Бояре же, отчасти из соображений приличия – не гоже принявшим постриг вместе лежать в земле, а отчасти – из классовой ненависти, хоронят героев раздельно. Петра в княжеской усыпальнице, Февронию где-то на задворках. Но утром следующего дня обнаруживают, что трупы вместе лежат в двуспальном гробу. Элита подчиняется указанию свыше и второй раз влюбленных хоронят вместе.
(Тут, конечно, интересно, насколько сознательно вносится автором в текст мотив удвоения: сперва со второй попытки заключается брак и со второго же раза удается дело с загробным единением; красиво.)
Такая вот любовь и верность. Такие вот ромашечки.
И, кстати, о верности. Пока герои пребывают в изгнании, на Февронию кладет глаз некий купчик. Они вместе плывут по реке и будущая святая предлагает ему выпить воды с одного борта лодки, потом с другого. "Есть ли, – спрашивает, – разница?" "Нет", – говорит соблазнитель. "Не то ли и женское естество?" – спрашивает Феврония и советует негодяю идти к собственной жене, а не заглядываться на чужих.
Из этого фрагмента понятно, что Ермолай-Еразм был человеком церковным и в причудах женского естества разбирался не особенно.
Мы не знаем, как это все вышло. Как умудрился церковный книжник сочинить эту странную историю, переполненную отсылками к древним мифам. Откуда у парня дохристианская грусть. Но про него кое-что знаем все-таки. Родился, видимо, в самом начале XVI века во Пскове, во время похода Ивана Грозного на собственные города познакомился с одним из его ближних, был отмечен за ум и призван к трудам в столицу. Участвовал в работе митрополита Макария, который как раз тогда составлял свод житий всех русских святых – Великие минеи четьи. Именно для этого грандиозного собрания и написана "Повесть о Петре и Февронии муромских".

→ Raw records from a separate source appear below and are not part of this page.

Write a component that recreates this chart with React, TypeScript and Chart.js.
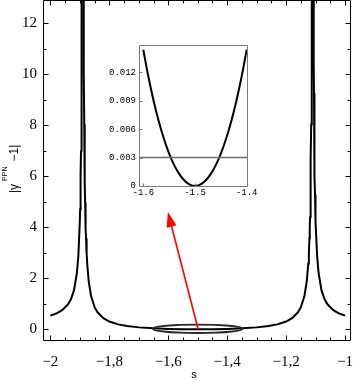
import React, { useEffect, useRef } from "react";
import { Chart, registerables } from "chart.js";
Chart.register(...registerables);

// Main curve |gamma^PPN - 1| versus s
const sValues = [
  -2, -1.98, -1.96, -1.94, -1.93, -1.92, -1.91, -1.905, -1.9, -1.899, -1.898, -1.897, -1.896, -1.895,
  -1.8945, -1.894, -1.893, -1.8915,
  -1.8885, -1.8875, -1.887, -1.886, -1.885, -1.884, -1.883, -1.882, -1.881, -1.88, -1.879, -1.877,
  -1.875, -1.87, -1.862, -1.85, -1.84, -1.82, -1.8, -1.77, -1.74, -1.7, -1.65, -1.6, -1.55, -1.5,
  -1.45, -1.4, -1.35, -1.3, -1.26, -1.23, -1.2, -1.18, -1.16, -1.15, -1.138, -1.13, -1.125, -1.123,
  -1.121, -1.12, -1.119, -1.118, -1.117, -1.116, -1.115, -1.114, -1.113, -1.1125, -1.1115,
  -1.1085, -1.107, -1.106, -1.1055, -1.105, -1.104, -1.103, -1.102, -1.101, -1.1, -1.095, -1.09,
  -1.08, -1.07, -1.06, -1.04, -1.02, -1,
];
const gammaValues = [
  0.536, 0.618, 0.747, 0.98, 1.184, 1.524, 2.206, 2.888, 4.253, 4.71, 5.28, 6.01, 6.98, 8.35,
  9.26, 10.4, 13.8, 27.5,
  27.1, 16.2, 13.5, 10.08, 8.03, 6.67, 5.69, 4.96, 4.39, 3.94, 3.57, 2.99,
  2.57, 1.89, 1.307, 0.869, 0.665, 0.433, 0.304, 0.193, 0.128, 0.075, 0.036, 0.0148, 0.0035, 0,
  0.0035, 0.0148, 0.036, 0.075, 0.128, 0.193, 0.304, 0.433, 0.665, 0.869, 1.307, 1.89, 2.57, 2.99,
  3.57, 3.94, 4.39, 4.96, 5.69, 6.67, 8.03, 10.08, 13.5, 16.2, 27.1,
  27.5, 13.8, 10.4, 9.26, 8.35, 6.98, 6.01, 5.28, 4.71, 4.253, 2.888, 2.206,
  1.524, 1.184, 0.98, 0.747, 0.618, 0.536,
];
const xTickValues = [-2, -1.8, -1.6, -1.4, -1.2, -1];
const xTickLabels = ["−2", "−1,8", "−1,6", "−1,4", "−1,2", "−1"];
const yTickValues = [0, 2, 4, 6, 8, 10, 12];
const yTickLabels = ["0", "2", "4", "6", "8", "10", "12"];
const xAxisTitle = "s";

// Annotation: ellipse around the minimum and arrow towards the inset
const ellipseCenter = [-1.5, 0.02];
const ellipseRadii = [0.152, 0.165];
const arrowStart = [-1.4985, 0.0];
const arrowEnd = [-1.6014, 4.6];

// Inset: zoom on the minimum
const insetS = [
  -1.6, -1.59, -1.58, -1.57, -1.56, -1.55, -1.54, -1.53, -1.52, -1.51, -1.5,
  -1.49, -1.48, -1.47, -1.46, -1.45, -1.44, -1.43, -1.42, -1.41, -1.4,
];
const insetGamma = [
  0.0144, 0.01151, 0.00898, 0.00681, 0.00496, 0.00342, 0.00217, 0.00122, 0.00054, 0.000135, 0,
  0.000135, 0.00054, 0.00122, 0.00217, 0.00342, 0.00496, 0.00681, 0.00898, 0.01151, 0.0144,
];
const insetBoundS = [-1.62, -1.38];
const insetBoundGamma = [0.003, 0.003];
const insetXTicks = [-1.6, -1.5, -1.4];
const insetXLabels = ["-1.6", "-1.5", "-1.4"];
const insetYTicks = [0, 0.003, 0.006, 0.009, 0.012];
const insetYLabels = ["0", "0.003", "0.006", "0.009", "0.012"];

const zeroPad = (s: any) => {
  s.paddingLeft = 0;
  s.paddingRight = 0;
  s.paddingTop = 0;
  s.paddingBottom = 0;
};

const mainDecor = {
  id: "mainDecor",
  afterDatasetsDraw(chart: any) {
    const { ctx, scales } = chart;
    const xs = scales.x;
    const ys = scales.y;
    ctx.save();
    const cx = xs.getPixelForValue(ellipseCenter[0]);
    const cy = ys.getPixelForValue(ellipseCenter[1]);
    const rx = Math.abs(xs.getPixelForValue(ellipseCenter[0] + ellipseRadii[0]) - cx);
    const ry = Math.abs(ys.getPixelForValue(ellipseCenter[1] + ellipseRadii[1]) - cy);
    ctx.beginPath();
    ctx.ellipse(cx, cy, rx, ry, 0, 0, Math.PI * 2);
    ctx.strokeStyle = "#2a2a2a";
    ctx.lineWidth = 1.8;
    ctx.stroke();
    const x0 = xs.getPixelForValue(arrowStart[0]);
    const y0 = ys.getPixelForValue(arrowStart[1]);
    const x1 = xs.getPixelForValue(arrowEnd[0]);
    const y1 = ys.getPixelForValue(arrowEnd[1]);
    const dx = x1 - x0, dy = y1 - y0;
    const len = Math.hypot(dx, dy);
    const ux = dx / len, uy = dy / len;
    const hl = 15, hw = 5;
    const bx = x1 - ux * hl, by = y1 - uy * hl;
    ctx.strokeStyle = "#ff0000";
    ctx.fillStyle = "#ff0000";
    ctx.lineWidth = 1.6;
    ctx.beginPath();
    ctx.moveTo(x0, y0);
    ctx.lineTo(bx + ux * 2, by + uy * 2);
    ctx.stroke();
    ctx.beginPath();
    ctx.moveTo(x1, y1);
    ctx.lineTo(bx - uy * hw, by + ux * hw);
    ctx.lineTo(bx + uy * hw, by - ux * hw);
    ctx.closePath();
    ctx.fill();
    ctx.restore();
  },
  afterDraw(chart: any) {
    const { ctx, chartArea: a, scales } = chart;
    const xs = scales.x;
    const ys = scales.y;
    const L = Math.round(a.left) + 0.5;
    const R = Math.round(a.right) - 0.5;
    const T = Math.round(a.top) - 0.5;
    const B = Math.round(a.bottom) + 0.5;
    ctx.save();
    ctx.strokeStyle = "#000";
    ctx.lineWidth = 1;
    ctx.beginPath();
    ctx.rect(L, T, R - L, B - T);
    ctx.stroke();
    ctx.beginPath();
    for (let i = 0; i <= 21; i++) {
      const v = -2 + i * 0.05;
      const major = i % 4 === 0;
      const len = major ? 5 : 3;
      const px = Math.round(xs.getPixelForValue(v)) + 0.5;
      ctx.moveTo(px, B); ctx.lineTo(px, B - len);
      ctx.moveTo(px, T); ctx.lineTo(px, T + len);
    }
    for (let v = 0; v <= 12; v++) {
      const major = v % 2 === 0;
      const len = major ? 5 : 3;
      const py = Math.round(ys.getPixelForValue(v)) + 0.5;
      ctx.moveTo(L, py); ctx.lineTo(L + len, py);
      ctx.moveTo(R, py); ctx.lineTo(R - len, py);
    }
    ctx.stroke();
    ctx.fillStyle = "#000";
    ctx.font = '11px "Liberation Sans"';
    ctx.textAlign = "center";
    ctx.textBaseline = "alphabetic";
    ctx.fillText(xAxisTitle, (a.left + a.right) / 2 - 3, 378);
    ctx.translate(17.5, 193);
    ctx.rotate(-Math.PI / 2);
    ctx.textAlign = "left";
    ctx.font = '12px "Liberation Sans"';
    let x = 0;
    ctx.fillText("|γ", x, 0);
    x += ctx.measureText("|γ").width + 3;
    ctx.font = '7px "Liberation Sans"';
    ctx.fillText("PPN", x, -11);
    x += ctx.measureText("PPN").width + 5;
    ctx.font = '12px "Liberation Sans"';
    ctx.fillText("−1|", x, 0);
    ctx.restore();
  },
};

const insetDecor = {
  id: "insetDecor",
  beforeDraw(chart: any) {
    const { ctx, chartArea: a } = chart;
    ctx.save();
    ctx.fillStyle = "#fff";
    ctx.fillRect(a.left, a.top, a.right - a.left, a.bottom - a.top);
    ctx.restore();
  },
  afterDraw(chart: any) {
    const { ctx, chartArea: a, scales } = chart;
    const xs = scales.x;
    const ys = scales.y;
    const L = Math.round(a.left) + 0.5;
    const R = Math.round(a.right) - 0.5;
    const T = Math.round(a.top) + 0.5;
    const B = Math.round(a.bottom) - 0.5;
    ctx.save();
    ctx.strokeStyle = "#7a7a7a";
    ctx.lineWidth = 1;
    ctx.beginPath();
    ctx.rect(L, T, R - L, B - T);
    ctx.stroke();
    ctx.beginPath();
    for (const v of insetXTicks) {
      const px = Math.round(xs.getPixelForValue(v)) + 0.5;
      ctx.moveTo(px, B); ctx.lineTo(px, B - 3);
    }
    for (const v of insetYTicks) {
      const py = Math.round(ys.getPixelForValue(v)) + 0.5;
      ctx.moveTo(L, py); ctx.lineTo(L + 3, py);
    }
    ctx.stroke();
    ctx.restore();
  },
};

export default function App() {
  const mainRef = useRef<HTMLCanvasElement>(null);
  const insetRef = useRef<HTMLCanvasElement>(null);

  useEffect(() => {
    const main = new Chart(mainRef.current as HTMLCanvasElement, {
      type: "line",
      data: {
        datasets: [
          {
            data: sValues.map((s, i) => ({ x: s, y: gammaValues[i] })),
            borderColor: "#000",
            borderWidth: 2,
            pointRadius: 0,
            tension: 0,
            fill: false,
          },
        ],
      },
      options: {
        animation: false,
        responsive: false,
        devicePixelRatio: 1,
        layout: { autoPadding: false, padding: { top: 1, right: 2, left: 0, bottom: 0 } },
        plugins: { legend: { display: false }, tooltip: { enabled: false } },
        scales: {
          x: {
            type: "linear",
            min: -2.025,
            max: -0.98,
            grid: { display: false, drawTicks: false },
            border: { display: false },
            afterBuildTicks: (s: any) => { s.ticks = xTickValues.map((v) => ({ value: v })); },
            afterFit: (s: any) => { s.height = 42; zeroPad(s); },
            ticks: {
              autoSkip: false,
              maxRotation: 0,
              padding: 13,
              color: "#000",
              font: { family: "Liberation Serif", size: 15 },
              callback: (_v: any, i: number) => xTickLabels[i],
            },
          },
          y: {
            type: "linear",
            min: -0.42,
            max: 12.87,
            grid: { display: false, drawTicks: false },
            border: { display: false },
            afterBuildTicks: (s: any) => { s.ticks = yTickValues.map((v) => ({ value: v })); },
            afterFit: (s: any) => { s.width = 43; zeroPad(s); },
            ticks: {
              autoSkip: false,
              padding: 6,
              color: "#000",
              font: { family: "Liberation Serif", size: 15 },
              callback: (_v: any, i: number) => yTickLabels[i],
            },
          },
        },
      },
      plugins: [mainDecor],
    } as any);

    const inset = new Chart(insetRef.current as HTMLCanvasElement, {
      type: "line",
      data: {
        datasets: [
          {
            data: insetBoundS.map((s, i) => ({ x: s, y: insetBoundGamma[i] })),
            borderColor: "#6e6e6e",
            borderWidth: 1.5,
            pointRadius: 0,
            fill: false,
          },
          {
            data: insetS.map((s, i) => ({ x: s, y: insetGamma[i] })),
            borderColor: "#000",
            borderWidth: 2,
            pointRadius: 0,
            cubicInterpolationMode: "monotone",
            fill: false,
          },
        ],
      },
      options: {
        animation: false,
        responsive: false,
        devicePixelRatio: 1,
        layout: { autoPadding: false, padding: { top: 5, right: 14, left: 0, bottom: 0 } },
        plugins: { legend: { display: false }, tooltip: { enabled: false } },
        scales: {
          x: {
            type: "linear",
            min: -1.6083,
            max: -1.3975,
            grid: { display: false, drawTicks: false },
            border: { display: false },
            afterBuildTicks: (s: any) => { s.ticks = insetXTicks.map((v) => ({ value: v })); },
            afterFit: (s: any) => { s.height = 18; zeroPad(s); },
            ticks: {
              autoSkip: false,
              maxRotation: 0,
              padding: 0,
              color: "#000",
              font: { family: "Liberation Mono", size: 9 },
              callback: (_v: any, i: number) => insetXLabels[i],
            },
          },
          y: {
            type: "linear",
            min: -0.00012,
            max: 0.0149,
            grid: { display: false, drawTicks: false },
            border: { display: false },
            afterBuildTicks: (s: any) => { s.ticks = insetYTicks.map((v) => ({ value: v })); },
            afterFit: (s: any) => { s.width = 39; zeroPad(s); },
            ticks: {
              autoSkip: false,
              padding: 3,
              color: "#000",
              font: { family: "Liberation Mono", size: 9 },
              callback: (_v: any, i: number) => insetYLabels[i],
            },
          },
        },
      },
      plugins: [insetDecor],
    } as any);

    return () => {
      main.destroy();
      inset.destroy();
    };
  }, []);

  return (
    <div style={{ position: "absolute", left: 0, top: 0, width: 353, height: 382, background: "#fff" }}>
      <canvas ref={mainRef} width={353} height={382} style={{ position: "absolute", left: 0, top: 0, width: 353, height: 382 }} />
      <canvas ref={insetRef} width={162} height={165} style={{ position: "absolute", left: 100, top: 40, width: 162, height: 165 }} />
    </div>
  );
}
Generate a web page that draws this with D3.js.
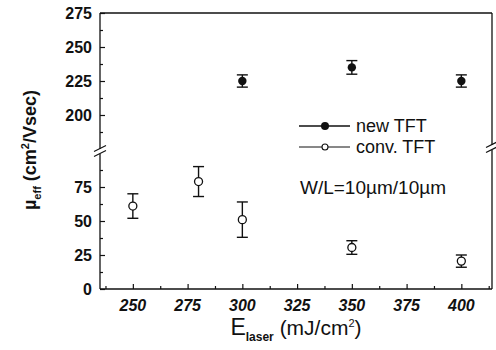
<!DOCTYPE html>
<html>
<head>
<meta charset="utf-8">
<script src="https://cdn.jsdelivr.net/npm/d3@7"></script>
<style>
  body { margin: 0; background: #fff; }
  text { font-family: Arial, "Liberation Sans", sans-serif; fill: #111; }
</style>
</head>
<body>
<svg id="chart" width="496" height="350"></svg>
<script>
// data
const energy = [250, 280, 300, 350, 400];
const newE = [300, 350, 400];
const newMu = [225, 235, 225];
const newErr = [4.5, 5, 4.5];
const convMu = [61, 79, 51, 30.5, 20.5];
const convErr = [9, 11, 13, 5, 4.5];
const xTicks = [250, 275, 300, 325, 350, 375, 400];
const yLowTicks = [0, 25, 50, 75];
const yHighTicks = [200, 225, 250, 275];

const svg = d3.select("#chart");
const pL = 100, pR = 492, pT = 13, pB = 289;

const x = d3.scaleLinear().domain([235, 414]).range([pL, pR]);
const yLow = d3.scaleLinear().domain([0, 100]).range([pB, 153]);
const yHigh = d3.scaleLinear().domain([175, 275]).range([149, pT]);

const ink = "#111";

// box frame
const frame = svg.append("g").attr("stroke", ink).attr("stroke-width", 1.3).attr("fill", "none");
frame.append("line").attr("x1", pL).attr("x2", pR).attr("y1", pT).attr("y2", pT);
frame.append("line").attr("x1", pL).attr("x2", pR).attr("y1", pB).attr("y2", pB);
frame.append("line").attr("x1", pL).attr("x2", pL).attr("y1", pT).attr("y2", 149);
frame.append("line").attr("x1", pL).attr("x2", pL).attr("y1", 154).attr("y2", pB);
frame.append("line").attr("x1", pR).attr("x2", pR).attr("y1", pT).attr("y2", 145);
frame.append("line").attr("x1", pR).attr("x2", pR).attr("y1", 150).attr("y2", pB);

// break marks
[[pL, 151], [pR, 147]].forEach(([bx, by]) => {
  [-2.5, 2.5].forEach(off => {
    svg.append("line")
      .attr("x1", bx - 6).attr("y1", by + off + 3)
      .attr("x2", bx + 6).attr("y2", by + off - 3)
      .attr("stroke", ink).attr("stroke-width", 1.2);
  });
});

// axes with inward ticks
const axLow = svg.append("g").attr("transform", `translate(${pL},0)`)
  .call(d3.axisRight(yLow).tickValues(yLowTicks).tickSize(5).tickFormat(""));
const axLowMinor = svg.append("g").attr("transform", `translate(${pL},0)`)
  .call(d3.axisRight(yLow).tickValues([12.5, 37.5, 62.5, 87.5]).tickSize(3).tickFormat(""));
const axHigh = svg.append("g").attr("transform", `translate(${pL},0)`)
  .call(d3.axisRight(yHigh).tickValues(yHighTicks).tickSize(5).tickFormat(""));
const axHighMinor = svg.append("g").attr("transform", `translate(${pL},0)`)
  .call(d3.axisRight(yHigh).tickValues([187.5, 212.5, 237.5, 262.5]).tickSize(3).tickFormat(""));
const axX = svg.append("g").attr("transform", `translate(0,${pB})`)
  .call(d3.axisTop(x).tickValues(xTicks).tickSize(5).tickFormat(""));
const axXMinor = svg.append("g").attr("transform", `translate(0,${pB})`)
  .call(d3.axisTop(x).tickValues(d3.range(237.5, 414, 25)).tickSize(3).tickFormat(""));
[axLow, axLowMinor, axHigh, axHighMinor, axX, axXMinor].forEach(a => {
  a.select(".domain").remove();
  a.selectAll("line").attr("stroke", ink).attr("stroke-width", 1.2);
});

// tick labels
svg.selectAll("text.ylow").data(yLowTicks).enter().append("text")
  .attr("x", 92).attr("y", d => yLow(d) + 6)
  .attr("text-anchor", "end").style("font-size", "16px").style("font-weight", "bold")
  .text(d => d);
svg.selectAll("text.yhigh").data(yHighTicks).enter().append("text")
  .attr("x", 92).attr("y", d => yHigh(d) + 6)
  .attr("text-anchor", "end").style("font-size", "16px").style("font-weight", "bold")
  .text(d => d);
svg.selectAll("text.xt").data(xTicks).enter().append("text")
  .attr("x", d => x(d)).attr("y", 311)
  .attr("text-anchor", "middle").style("font-size", "16px").style("font-weight", "bold")
  .style("font-style", "italic")
  .text(d => d);

// error bars helper
function errorBars(xs, ys, es, yScale) {
  const g = svg.append("g").attr("stroke", ink).attr("stroke-width", 1.4);
  xs.forEach((xv, i) => {
    const cx = x(xv), y1 = yScale(ys[i] + es[i]), y2 = yScale(ys[i] - es[i]);
    g.append("line").attr("x1", cx).attr("x2", cx).attr("y1", y1).attr("y2", y2);
    g.append("line").attr("x1", cx - 5.5).attr("x2", cx + 5.5).attr("y1", y1).attr("y2", y1);
    g.append("line").attr("x1", cx - 5.5).attr("x2", cx + 5.5).attr("y1", y2).attr("y2", y2);
  });
}

errorBars(newE, newMu, newErr, yHigh);
svg.selectAll("circle.new").data(newE).enter().append("circle")
  .attr("cx", d => x(d)).attr("cy", (d, i) => yHigh(newMu[i])).attr("r", 4.2)
  .attr("fill", ink);

errorBars(energy, convMu, convErr, yLow);
svg.selectAll("circle.conv").data(energy).enter().append("circle")
  .attr("cx", d => x(d)).attr("cy", (d, i) => yLow(convMu[i])).attr("r", 4)
  .attr("fill", "#fff").attr("stroke", ink).attr("stroke-width", 1.3);

// legend
svg.append("line").attr("x1", 299).attr("x2", 350).attr("y1", 126).attr("y2", 126)
  .attr("stroke", ink).attr("stroke-width", 1.6);
svg.append("circle").attr("cx", 325).attr("cy", 126).attr("r", 4).attr("fill", ink);
svg.append("text").attr("x", 356).attr("y", 132).style("font-size", "18px").text("new TFT");

svg.append("line").attr("x1", 299).attr("x2", 350).attr("y1", 147).attr("y2", 147)
  .attr("stroke", ink).attr("stroke-width", 1);
svg.append("circle").attr("cx", 325).attr("cy", 147).attr("r", 3)
  .attr("fill", "#fff").attr("stroke", ink).attr("stroke-width", 1.1);
svg.append("text").attr("x", 356).attr("y", 153).style("font-size", "18px").text("conv. TFT");

svg.append("text").attr("x", 300).attr("y", 194).style("font-size", "19px")
  .text("W/L=10\u00b5m/10\u00b5m");

// axis titles
const yt = svg.append("text")
  .attr("transform", "translate(36,150) rotate(-90)")
  .attr("text-anchor", "middle").style("font-size", "18px").style("font-weight", "bold");
yt.append("tspan").text("\u00b5");
yt.append("tspan").attr("dy", 5).style("font-size", "11px").text("eff");
yt.append("tspan").attr("dy", -5).text(" (cm");
yt.append("tspan").attr("dy", -7).style("font-size", "11px").text("2");
yt.append("tspan").attr("dy", 7).text("/Vsec)");

const xt = svg.append("text")
  .attr("x", 296).attr("y", 335)
  .attr("text-anchor", "middle").style("font-size", "21px");
xt.append("tspan").style("font-size", "23px").text("E");
xt.append("tspan").attr("dy", 6).style("font-size", "12px").style("font-weight", "bold").text("laser");
xt.append("tspan").attr("dy", -6).text(" (mJ/cm");
xt.append("tspan").attr("dy", -8).style("font-size", "11px").text("2");
xt.append("tspan").attr("dy", 8).text(")");
</script>
</body>
</html>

Митрополиту книга очень не понравилась (и его можно понять – маловато в сочинении благочестия). В Минеи четьи "Повесть" не вошла. Ермолай подрастерял покровителей (и успел написать еще несколько книг, одна даже про политику и социальные реформы, в защиту крестьян – "Благохотящем царем правительница и землемерие"), принял постриг, стал Еразмом. Умер, видимо, в 60-х годах XVI века. И, видимо, своей смертью, что в его времена далеко не всем удавалось. Имя его довольно быстро забылось, сочинения переписывались как анонимные, и только в XIX веке ему вернули авторские права.
В 1979 году в издательстве Академии наук СССР вышел полный свод всех известных версий "Повести" с исчерпывающим комментарием. Лет еще сто после Ермолая-Еразма текст переиначивали, пытаясь вычистить из него языческую хтонь, превращали даже бояр в приличных людей, безжалостно корежа сюжет. Но авторский вариант тоже уцелел, это очень красивая, странная, кое-где даже страшная, и, в общем, понятная современному читателю без перевода книга.»
Иван Давыдов
«Бездумны те, кто, размышляя над настоящим, добровольно закрывают глаза на прошлое, оставаясь, естественно, слепыми к будущему!»